Childminding days

Something has caught Farrel’s eyes and he seems enamoured. I follow his gaze onto the courtyard. The compact courtyard below the theatre coffee room windows always reminds me of the ‘naalukettu’ we see in the old traditional houses in Kerala. Farrell is looking at a small bird which is twittering loudly. He thinks it is a blue tit and I wonder if it is a chaffinch. It flies closer and the colours are more visible. We notice more birds of the same ilk amongst the grass and plants. The tail is too long for a blue tit and Farrell concludes that it is a grey wagtail. I have been attempting to attract birds into my back garden and the children have been helping me. We scattered the birdseeds on the ground, in empty flower pots and even made improvised bird feeders. The children got quite excited when they realised that all the scattered nuts had disappeared the next morning. We continued scattering the seeds hoping that the birds would return but found out that the squirrels and magpies were the culprits and not the pretty birds we were wishing for. 

The children will be back again tomorrow to stay the weekend. “We will be here for five days”, gushed an excited Lakshmi last Saturday as her mother dropped her off. “Please don’t keep reminding me”, I wanted to say. One or two days is fine but five days. Will I end up a nervous wreck or will I be okay, I tried not to think. Soon the laughter, the giggles, the frustrated squeals and screams rang out from every corner of the house. On a dry warm day they played tag and hide and seek in the garden. “I got it, I got it, I gotten it”, Lavinia would say in her calm voice as she tried to catch the ball I threw to her. I did not correct her. Lakshmi also uses words like ‘buyed’ and ‘bringed’. This is the time for them to experiment with their vocabulary. The time for corrections will come. 

In the evenings they helped me water my new plants. At times they fell out and shouted for me to intervene as one snatched a toy from the other. Lakshmi acts the entitled one as most of the toys are hers. Lavinia disagrees and stands her ground if she feels it is worth the battle. “Chechi’s not sharing”, “Lakshmi snatched my toy”, or “Chechi won’t let me”, Lavinia will call out. If Lavinia was the offender Lakshmi offered wise advice “sharing is caring”, she would remind Lavinia and the tug for the item in question will gather pace. I let them fight it out sometimes. To become self reliant adults they need to learn to fight their own battles. 

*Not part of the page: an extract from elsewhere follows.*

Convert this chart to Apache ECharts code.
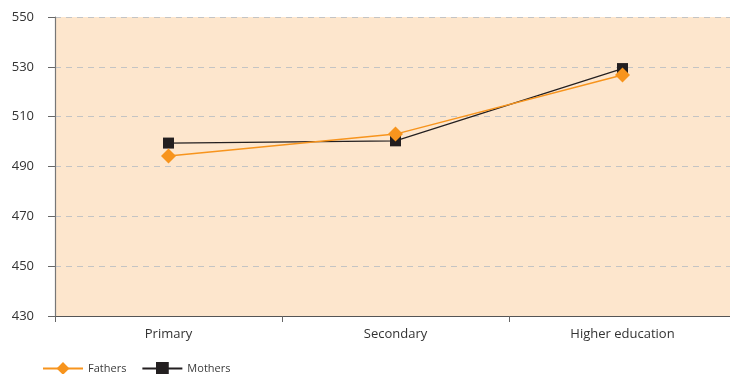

On Wednesday Lakshmi had to be dropped off at school for breakfast club. We had to be there before eight. The girl who normally wakes up at the crack of dawn waking everyone else up decided that she wanted a lie in. “Get Winnie ready first”, she whispered as she slunk back under the duvet. I had to resort to country roads to avoid the peak time traffic to get to the school in time. Lavinia and I had a peaceful morning together. I got on with the household chores as she made herself busy playing on her own. Come lunchtime we had to make another trip to pick Lakshmi up. 

Lakshmi always has lots of tales to tell after school. “Lunch was a picnic today”. A buffet style spread on the class porch. She had sandwiches, crisps, chocolate and drinks. The word ‘chocolate’ leaves her lips accompanied by a smug smile. She knows chocolates are reserved for special treats and so the naughtiness with which it was eaten resonated in her sudden adult tone of voice. “I am full and can’t eat anymore” she declared as she continued to tells us about her morning. When she had nothing more to say, she turned to Lavinia, who was listening to her stories and said “When I was a baby in Epping, you were not there. And then I had to buy you with lots of money, and now, you can talk!”. Lakshmi ran out of stories at this point. Then a soft voice from behind me took over. It was Lavinia’s turn. “We spoke to Muthassi, and I used the toilet”. 

The five days did not last long. We went for a walk in the woods and  had our first pub meal out in three months. Amongst all the hullabaloo there were moments to remember. The times when Lakshmi dons her adult voice and acts the ever loving elder sister when she is ready to do anything for Lavinia with a “Of course my darling” take. The moments when the two snuggle up to me for their evening bedtime stories. The moments when only ammamma can fix their problems. The moments they know that what they are doing is something ammamma doesn’t approve but let’s take our chance anyway moment. Moments that will not last forever. I read about the Japanese concept of Wabi Sabi. It values simplicity and imperfection, while recognising the impermanence of all things. It teaches us that we are surrounded by everyday magic and how we can access it. There were times when my patience was tested to the limit but most of the time the magic worked its miracles. As Lakshmi would remind me as she gets ready to perform her show “the magic is here”.